El urbanista de Marrakech sólo tenía una idea en la cabeza: hundir a los turistas en el más vergonzoso estado de desvalimiento. Un plano en laberinto, ninguna señalización, casas idénticas, ausencia de puntos de referencias, todo está preparado para que vayas, siempre, perdido. Se te acerca un chaval que te pregunta a dónde vas. No te preocupes, ya me las arreglo. Te digo cómo llegar, ¿a dónde vas? Voy aquí. El chaval mira la dirección, le pregunta a un hombre sentado en la acera, te dice que te lleva. No gracias, de verdad, ya llego yo. Insiste, dice que solo no podrás llegar. ¿Cuánto me vas a cobrar? Lo que quieras. ¿Cuánto es eso? Diez. No, cinco. Bueno, cinco. Unos diez minutos de laberinto más allá el chaval te dice, es por esta calle detrás de aquella esquina. Le pides que venga contigo, hasta el sitio. Te dice que tiene que irse a trabajar. Insistes. Él responde que se tiene que ir a trabajar, que su jefe lo está esperando. Le das el dinero, sabiendo que te está timando. Llegas a la esquina, cruzas y, por supuesto, no hay nada. El cabrón tampoco sabía dónde está tu dirección. Te acercas y le preguntas a un hombre que está hundido en su negocio, ese no puede salir. Te dice que sigas todo recto y luego gires a la derecha, y mueve la mano izquierda. Muchas gracias. Comienzas a caminar. Se te acerca otro guía espontáneo, te pregunta a dónde vas. Le dices que gracias, que ya llegarás sólo. Te dice que sólo quiere practicar el español. Le dices que gracias, que ya te las arreglas. Insiste. Te detienes, y le dices que prefieres ir solo. Se aleja maldiciéndote en árabe.

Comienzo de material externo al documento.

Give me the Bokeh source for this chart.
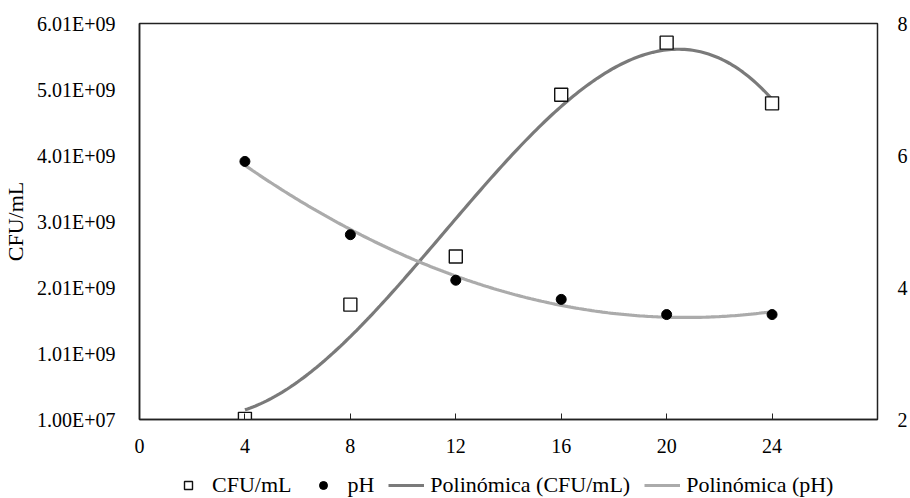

El urbanista de Marrakech, Dédalo insigne, previó, hace mil años, esta forma perfecta de redistribuir riquezas. Derrotar a los invasores europeos, sacarles el dinero, haciéndoles entrar, sencillamente, a su laberinto. Convertirlos en seres indefensos, vulnerables, gilipollas, esa es la fórmula. La mejor que hay.
El urbanista de Marrakech era un genio. A su lado, Pedro el Grande era un soberano pedorro.